Forse nelle ultime settimane abbiamo passato troppo tempo a darci pacche sulle spalle e a ripeterci quanto eravamo stati bravi a contenere il contagio, sperando che qualcosa di misterioso (il clima mite? un lockdown più lungo? i comportamenti più responsabili degli italiani?) potesse evitarci la malasorte dei nostri vicini europei alle prese con numeri ben più elevati. Un po’ come dovevano aver pensato loro quando era toccato a noi a essere investiti per primi dall’epidemia. Invece avremmo fatto meglio guardare alla Francia – dove le cose andavano persino peggio: boom di contagi, tracciamento saltato, carenza di posti letto e ospedali in affanno, un’app di tracciamento che persino il premier ha ammesso di non avere scaricato – come si guarda a un possibile destino comune, solo sfasato di qualche settimana. Preparandoci all’impatto e facendo tutto il possibile per mitigare i danni.

Al contrario, affermare come è stato fatto quest’estate da un manipolo di esperti assai idolatrati della destra italiana – spesso senza neppure il conforto delle evidenze scientifiche – che il virus aveva i giorni contati, che la scienza l’avrebbe sconfitto o che sarebbe sparito con il caldo ha offerto una falsa speranza di cui ora rischiamo di pagare il conto. Ogni volta che si sminuisce il rischio, infatti, le persone sono indotte ad abbassare la guardia, a non prendere sul serio la minaccia e a non fare abbastanza per proteggersi. È stato un gioco facile perché tutti avevamo voglia di sbarazzarci dei profeti di sventure e di goderci l’estate. C’è da scommettere che se Sars-CoV-2 avesse i denti avrebbe ghignato.
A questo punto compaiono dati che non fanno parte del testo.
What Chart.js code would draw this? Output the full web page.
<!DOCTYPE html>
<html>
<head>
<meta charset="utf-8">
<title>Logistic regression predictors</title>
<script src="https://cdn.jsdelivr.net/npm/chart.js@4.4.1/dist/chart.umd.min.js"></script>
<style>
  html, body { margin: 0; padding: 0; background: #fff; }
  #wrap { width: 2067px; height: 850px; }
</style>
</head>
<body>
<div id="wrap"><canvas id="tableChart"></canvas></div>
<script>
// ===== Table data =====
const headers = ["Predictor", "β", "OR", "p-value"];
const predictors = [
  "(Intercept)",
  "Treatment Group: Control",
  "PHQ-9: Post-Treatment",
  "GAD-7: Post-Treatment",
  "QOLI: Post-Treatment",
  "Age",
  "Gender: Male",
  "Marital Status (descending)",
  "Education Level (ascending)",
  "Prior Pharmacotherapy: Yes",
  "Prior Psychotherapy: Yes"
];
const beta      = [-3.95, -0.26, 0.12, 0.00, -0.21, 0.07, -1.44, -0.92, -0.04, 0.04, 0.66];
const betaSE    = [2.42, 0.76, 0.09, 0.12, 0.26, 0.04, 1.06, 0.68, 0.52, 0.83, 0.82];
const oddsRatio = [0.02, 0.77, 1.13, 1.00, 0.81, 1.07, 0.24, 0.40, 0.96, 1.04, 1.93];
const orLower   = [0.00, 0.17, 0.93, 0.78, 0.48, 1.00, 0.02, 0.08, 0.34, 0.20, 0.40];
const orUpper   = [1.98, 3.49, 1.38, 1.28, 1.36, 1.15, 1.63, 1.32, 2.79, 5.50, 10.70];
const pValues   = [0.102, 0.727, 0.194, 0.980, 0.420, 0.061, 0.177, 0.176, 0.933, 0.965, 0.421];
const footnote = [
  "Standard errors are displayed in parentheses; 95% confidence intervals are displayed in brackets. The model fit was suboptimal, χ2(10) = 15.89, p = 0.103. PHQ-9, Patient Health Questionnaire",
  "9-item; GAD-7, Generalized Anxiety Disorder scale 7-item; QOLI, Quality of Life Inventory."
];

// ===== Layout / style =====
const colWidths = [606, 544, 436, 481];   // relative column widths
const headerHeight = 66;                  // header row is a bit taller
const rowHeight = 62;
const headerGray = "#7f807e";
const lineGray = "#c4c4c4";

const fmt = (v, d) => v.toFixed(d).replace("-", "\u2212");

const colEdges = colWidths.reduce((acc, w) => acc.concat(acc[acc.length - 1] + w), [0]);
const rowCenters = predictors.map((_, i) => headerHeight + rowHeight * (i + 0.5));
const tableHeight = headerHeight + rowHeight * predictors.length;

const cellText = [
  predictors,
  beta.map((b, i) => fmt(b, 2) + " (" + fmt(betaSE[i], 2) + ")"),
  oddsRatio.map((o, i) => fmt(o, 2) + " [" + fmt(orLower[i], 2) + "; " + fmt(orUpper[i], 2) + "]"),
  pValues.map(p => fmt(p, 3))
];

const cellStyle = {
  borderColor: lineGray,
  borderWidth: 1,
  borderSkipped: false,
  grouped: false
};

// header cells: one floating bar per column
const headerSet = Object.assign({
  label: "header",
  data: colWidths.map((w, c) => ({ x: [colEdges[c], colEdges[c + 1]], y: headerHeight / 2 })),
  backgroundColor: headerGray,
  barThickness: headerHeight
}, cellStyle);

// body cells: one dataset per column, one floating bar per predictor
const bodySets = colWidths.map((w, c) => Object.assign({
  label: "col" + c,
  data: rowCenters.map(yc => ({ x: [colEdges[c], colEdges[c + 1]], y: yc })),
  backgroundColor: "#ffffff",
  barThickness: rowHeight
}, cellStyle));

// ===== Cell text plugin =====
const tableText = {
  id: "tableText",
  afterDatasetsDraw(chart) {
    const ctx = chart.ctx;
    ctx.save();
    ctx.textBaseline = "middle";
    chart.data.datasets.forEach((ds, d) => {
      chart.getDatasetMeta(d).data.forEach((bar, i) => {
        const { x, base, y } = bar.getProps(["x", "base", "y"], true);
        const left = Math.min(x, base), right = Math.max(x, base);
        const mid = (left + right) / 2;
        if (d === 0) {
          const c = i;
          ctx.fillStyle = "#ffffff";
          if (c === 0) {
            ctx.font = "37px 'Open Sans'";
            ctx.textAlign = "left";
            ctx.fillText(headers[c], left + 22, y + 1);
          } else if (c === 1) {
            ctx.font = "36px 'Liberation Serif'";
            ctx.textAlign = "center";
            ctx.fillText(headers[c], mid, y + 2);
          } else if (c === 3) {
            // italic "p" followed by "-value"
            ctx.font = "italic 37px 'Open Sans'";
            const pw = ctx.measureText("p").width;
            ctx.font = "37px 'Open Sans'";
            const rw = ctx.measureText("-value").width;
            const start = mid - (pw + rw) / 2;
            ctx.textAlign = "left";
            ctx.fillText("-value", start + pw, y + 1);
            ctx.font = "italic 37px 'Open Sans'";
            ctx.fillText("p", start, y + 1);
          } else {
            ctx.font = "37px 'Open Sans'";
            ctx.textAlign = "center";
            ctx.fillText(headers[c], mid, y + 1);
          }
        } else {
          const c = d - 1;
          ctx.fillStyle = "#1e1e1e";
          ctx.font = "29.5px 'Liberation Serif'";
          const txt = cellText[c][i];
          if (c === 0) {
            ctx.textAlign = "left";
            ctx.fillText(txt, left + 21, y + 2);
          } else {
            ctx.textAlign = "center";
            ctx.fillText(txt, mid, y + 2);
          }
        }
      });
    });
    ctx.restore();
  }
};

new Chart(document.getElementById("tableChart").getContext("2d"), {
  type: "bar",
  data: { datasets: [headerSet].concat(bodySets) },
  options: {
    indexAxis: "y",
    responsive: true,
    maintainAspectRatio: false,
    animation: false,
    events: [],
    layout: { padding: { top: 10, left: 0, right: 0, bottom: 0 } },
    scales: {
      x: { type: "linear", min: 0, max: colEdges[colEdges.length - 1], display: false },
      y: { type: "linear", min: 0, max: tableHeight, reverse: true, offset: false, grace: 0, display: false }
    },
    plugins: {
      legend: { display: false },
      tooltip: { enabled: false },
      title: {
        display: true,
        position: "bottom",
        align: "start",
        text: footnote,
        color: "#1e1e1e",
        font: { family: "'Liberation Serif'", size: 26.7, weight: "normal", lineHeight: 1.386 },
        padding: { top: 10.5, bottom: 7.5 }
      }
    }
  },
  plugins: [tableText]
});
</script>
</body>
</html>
Non è più il tempo delle rassicurazioni e delle false speranze. Promettere un vaccino sotto l’albero di Natale come ha fatto il premier Giuseppe Conte – mentre se anche la sperimentazione avesse successo, come ci auguriamo, per via dei tempi di approvazione, produzione e distribuzione quest’inverno saremmo ugualmente costretti a cavarcela senza – è un azzardo rischioso: le promesse non mantenute incrinano la fiducia, il capitale più importante per chi è chiamato a gestire una crisi. E non è più nemmeno il tempo di scaricare la colpa sui cittadini che non installano Immuni, che sono invitati a stare a casa anche se bar, ristoranti e palestre sono aperti, o che salgono sull’autobus pure quando è affollato non avendo altri mezzi per recarsi al lavoro.

La maggior parte delle persone non è terrorizzata, altrimenti si barricherebbe dentro casa come le vittime dei film dell’orrore, senza bisogno di divieti da parte del governo. Perciò il punto non è tranquillizzare, come si è sentito invocare più volte, anche di recente. La gente è stanca, avvilita, disorientata e forse un po’ arrabbiata, non in preda al panico. Questo è il tempo delle scelte coraggiose invocate nell’appello di cento scienziati italiani rivolto a Conte e al presidente Mattarella, per non essere costretti a ricorrere a misure ancora più drastiche in seguito, e destinate a durare più a lungo, causando così un maggior impatto sull’economia. Misure coraggiose per infondere coraggio anche tutti noi. Senza perdere altro tempo. Parafrasando il proverbio cinese, il secondo momento migliore per agire è adesso.